DIRECTIONS:
Give the number of lines that include the word "matplotlib", and nothing else.

DATA SECTION:

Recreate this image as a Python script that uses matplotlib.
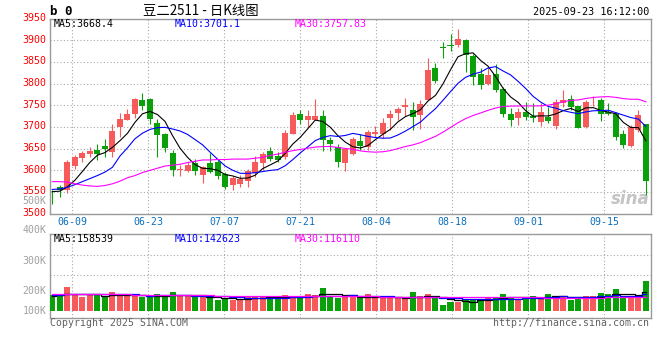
import numpy as np
import pandas as pd
import matplotlib
matplotlib.use('Agg')
import matplotlib.pyplot as plt
from matplotlib import transforms

# ---------------- data ----------------
date_labels = ['06-09', '06-23', '07-07', '07-21', '08-04', '08-18', '09-01', '09-15']

open_ = [3542, 3561, 3555, 3609, 3628, 3638, 3647, 3656, 3643, 3701,
         3716, 3730, 3762, 3765, 3710, 3684, 3639, 3601, 3599, 3618,
         3589, 3618, 3619, 3591, 3566, 3568, 3576, 3593, 3618, 3645,
         3633, 3631, 3685, 3730, 3716, 3717, 3725, 3670, 3653, 3618,
         3638, 3667, 3654, 3683, 3684, 3720, 3732, 3747, 3739, 3727,
         3762, 3836, 3884, 3888, 3889, 3900, 3863, 3823, 3800, 3822,
         3787, 3731, 3721, 3735, 3726, 3712, 3724, 3703, 3755, 3765,
         3748, 3701, 3759, 3762, 3734, 3731, 3684, 3656, 3693, 3707]
high = [3555, 3566, 3625, 3635, 3645, 3653, 3662, 3672, 3706, 3733,
        3741, 3768, 3779, 3768, 3718, 3687, 3648, 3612, 3620, 3627,
        3610, 3641, 3624, 3597, 3587, 3589, 3603, 3634, 3642, 3653,
        3642, 3693, 3735, 3739, 3739, 3764, 3739, 3677, 3661, 3651,
        3676, 3684, 3694, 3702, 3721, 3740, 3747, 3766, 3758, 3763,
        3859, 3848, 3896, 3914, 3927, 3904, 3869, 3836, 3839, 3845,
        3793, 3745, 3745, 3758, 3755, 3755, 3747, 3764, 3785, 3774,
        3749, 3762, 3772, 3768, 3755, 3735, 3693, 3705, 3739, 3708]
low = [3522, 3538, 3548, 3603, 3619, 3630, 3625, 3631, 3631, 3678,
       3716, 3722, 3739, 3707, 3631, 3643, 3587, 3587, 3597, 3589,
       3571, 3593, 3581, 3558, 3555, 3561, 3562, 3585, 3602, 3622,
       3619, 3626, 3683, 3707, 3699, 3716, 3645, 3645, 3608, 3599,
       3635, 3648, 3648, 3676, 3675, 3694, 3717, 3725, 3694, 3695,
       3762, 3802, 3860, 3876, 3885, 3827, 3796, 3787, 3796, 3781,
       3724, 3702, 3704, 3717, 3712, 3702, 3710, 3695, 3747, 3739,
       3697, 3697, 3748, 3714, 3728, 3670, 3652, 3653, 3689, 3543]
close = [3540, 3555, 3620, 3631, 3641, 3645, 3638, 3650, 3691, 3718,
         3730, 3765, 3749, 3718, 3682, 3651, 3601, 3604, 3612, 3599,
         3608, 3596, 3587, 3562, 3583, 3581, 3598, 3620, 3638, 3626,
         3625, 3687, 3727, 3716, 3725, 3725, 3671, 3661, 3620, 3649,
         3672, 3656, 3689, 3689, 3710, 3730, 3741, 3750, 3724, 3754,
         3831, 3806, 3883, 3887, 3904, 3866, 3816, 3796, 3820, 3785,
         3730, 3716, 3734, 3724, 3721, 3734, 3715, 3757, 3762, 3747,
         3698, 3757, 3760, 3729, 3729, 3678, 3658, 3701, 3728, 3576]
volume_k = [130, 130, 199, 136, 116, 130, 130, 111, 155, 130,
            130, 125, 116, 116, 138, 125, 155, 122, 122, 111,
            130, 103, 89, 103, 89, 89, 122, 122, 122, 94,
            103, 130, 122, 105, 138, 130, 188, 115, 108, 116,
            116, 103, 138, 108, 108, 108, 103, 94, 155, 122,
            138, 103, 47, 72, 72, 94, 94, 94, 103, 114,
            138, 103, 94, 114, 122, 114, 138, 122, 122, 89,
            94, 122, 122, 147, 138, 180, 103, 122, 122, 246]

# moving-average values visible before enough closes exist
ma5_head = [3551, 3552, 3562, 3577]
ma10_head = [3556, 3557, 3561, 3567, 3574, 3581, 3588, 3596, 3607]
ma30_head = [3574, 3574, 3573, 3569, 3566, 3564, 3563, 3565, 3569, 3575,
             3583, 3588, 3595, 3600, 3605, 3610, 3612, 3614, 3618, 3621,
             3624, 3624, 3625, 3625, 3626, 3626, 3626, 3628, 3630]
vma5_head = [125, 128, 138, 140]
vma10_head = [133, 133, 135, 135, 135, 136, 136, 136, 137]
vma30_head = [140, 140, 142, 142, 138, 138, 138, 138, 138, 138,
              136, 134, 134, 133, 133, 132, 132, 131, 130, 130,
              128, 127, 126, 125, 124, 123, 123, 122, 122]

price_ticks = [3500, 3550, 3600, 3650, 3700, 3750, 3800, 3850, 3900, 3950]
legend_price = ['MA5:3668.4', 'MA10:3701.1', 'MA30:3757.83']
legend_vol = ['MA5:158539', 'MA10:142623', 'MA30:116110']
vol_labels = ['400K', '300K', '200K', '100K']
title = '豆二2511 - 日K线图'
stamp = '2025-09-23 16:12:00'

# ---------------- helpers ----------------
W, H = 660, 360
fig = plt.figure(figsize=(6.6, 3.6), dpi=100)
fig.patch.set_facecolor('white')

def fx(px):
    return px / W

def fy(py):
    return 1 - py / H

MONO = 'DejaVu Sans Mono'
FS = 7.15
RED = '#f75a5a'
GREEN = '#0aa00a'
GRID = '#a8a8a8'
SPINE = '#9a9a9a'

n = len(close)
x = np.arange(n)
o = np.array(open_, float)
c = np.array(close, float)
hi = np.array(high, float)
lo = np.array(low, float)
vol = np.array(volume_k, float) * 1000
up = c >= o
cols = np.where(up, RED, GREEN)

def ma(series, w, head):
    m = pd.Series(series).rolling(w).mean().to_numpy()
    m[:w - 1] = head
    return m

ma5 = ma(c, 5, ma5_head)
ma10 = ma(c, 10, ma10_head)
ma30 = ma(c, 30, ma30_head)
vma5 = ma(vol, 5, np.array(vma5_head) * 1000)
vma10 = ma(vol, 10, np.array(vma10_head) * 1000)
vma30 = ma(vol, 30, np.array(vma30_head) * 1000)

L, R = 50.5, 650.5
T1, B1 = 18.7, 213.7
T2, B2 = 234.3, 317.7
ax = fig.add_axes([fx(L), fy(B1), (R - L) / W, (B1 - T1) / H])
axv = fig.add_axes([fx(L), fy(B2), (R - L) / W, (B2 - T2) / H])

xlim = (-0.24, 79.62)
tick0, tickstep = 2.662, 10.116
xt = [tick0 + k * tickstep for k in range(len(date_labels))]

# ---------------- main (price) panel ----------------
body_w = 0.8
ax.vlines(x, lo, hi, colors=cols, linewidth=0.8, zorder=3)
body_h = np.maximum(np.abs(c - o), 2.0)
ax.bar(x, body_h, bottom=np.minimum(o, c), width=body_w, color=cols,
       linewidth=0, zorder=4)
ax.plot(x, ma5, color='black', lw=0.8, zorder=5)
ax.plot(x, ma10, color='#0000ff', lw=0.8, zorder=5)
ax.plot(x, ma30, color='#ff00ff', lw=0.8, zorder=5)

ax.set_xlim(*xlim)
ax.set_ylim(3500, 3950)
ax.set_yticks(price_ticks)
ax.set_yticklabels([str(t) for t in price_ticks])
ax.set_xticks(xt)
ax.set_xticklabels(date_labels)
ax.tick_params(axis='y', length=0, pad=3.0, labelcolor='#ff0000', labelsize=FS)
ax.tick_params(axis='x', length=0, pad=2.6, labelcolor='#0a6ebd', labelsize=FS)
for lab in ax.get_yticklabels() + ax.get_xticklabels():
    lab.set_fontfamily(MONO)
off = transforms.ScaledTranslation(0, 1.6 / 100, fig.dpi_scale_trans)
for lab in ax.get_yticklabels():
    lab.set_transform(lab.get_transform() + off)
ax.grid(True, color=GRID, linestyle=(0, (1, 2)), linewidth=0.8, zorder=0)
ax.set_axisbelow(True)
for s in ax.spines.values():
    s.set_color(SPINE)
    s.set_linewidth(1.0)

ax.text(0.999, 0.03, 'sina', transform=ax.transAxes, ha='right', va='bottom',
        fontsize=12, fontweight='bold', fontstyle='italic', color='#c4c4c4',
        zorder=2)

# ---------------- volume panel ----------------
axv.bar(x, vol, width=body_w, color=cols, linewidth=0, zorder=3)
axv.plot(x, vma5, color='black', lw=0.9, drawstyle='steps-mid', zorder=5)
axv.plot(x, vma10, color='#0000ff', lw=0.9, drawstyle='steps-mid', zorder=5)
axv.plot(x, vma30, color='#ff00ff', lw=0.9, drawstyle='steps-mid', zorder=5)
axv.set_xlim(*xlim)
px_per_unit = 1 / 8290.0
axv.set_ylim(-(B2 - 310.7) / px_per_unit, (310.7 - T2) / px_per_unit)
axv.set_xticks(xt)
axv.set_yticks([])
axv.tick_params(axis='x', length=0, labelbottom=False)
axv.grid(True, axis='x', color=GRID, linestyle=(0, (1, 2)), linewidth=0.8, zorder=0)
for gy in (255.0, 275.3):
    axv.axhline((310.7 - gy) / px_per_unit, color=GRID, linestyle=(0, (1, 2)),
                linewidth=0.8, zorder=0)
axv.set_axisbelow(True)
for s in axv.spines.values():
    s.set_color(SPINE)
    s.set_linewidth(1.0)

for lab, ly in zip(vol_labels, [230.5, 260.5, 291.0, 311.0]):
    fig.text(fx(46.5), fy(ly), lab, ha='right', va='center', fontsize=FS,
             family=MONO, color='#a0a0a0')
fig.text(fx(46.5), fy(200.7), '500K', ha='right', va='center', fontsize=FS,
         family=MONO, color='#a0a0a0')

# ---------------- texts ----------------
fig.text(fx(50), fy(11.3), 'b 0', ha='left', va='center', fontsize=9,
         fontweight='bold', family=MONO, color='black')
fig.text(fx(200.5), fy(11.3), title, ha='center', va='center', fontsize=9.6,
         family=['Noto Sans CJK SC', 'DejaVu Sans'], color='black')
fig.text(fx(649.5), fy(11.8), stamp, ha='right', va='center', fontsize=7.3,
         family=MONO, color='black')

for txt, xx, col in zip(legend_price, [54, 174.5, 295], ['black', '#0000ff', '#ff00ff']):
    fig.text(fx(xx), fy(24.3), txt, ha='left', va='center', fontsize=FS,
             family=MONO, color=col)
for txt, xx, col in zip(legend_vol, [54, 174.5, 295], ['black', '#0000ff', '#ff00ff']):
    fig.text(fx(xx), fy(238.5), txt, ha='left', va='center', fontsize=FS,
             family=MONO, color=col)

fig.text(fx(50), fy(323.5), 'Copyright 2025 SINA.COM', ha='left', va='center',
         fontsize=FS, family=MONO, color='#606060')
fig.text(fx(649.5), fy(323.5), 'http://finance.sina.com.cn', ha='right',
         va='center', fontsize=FS, family=MONO, color='#606060')

fig.savefig('out.png', dpi=100, facecolor='white')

COMPLETE RESPONSE:
5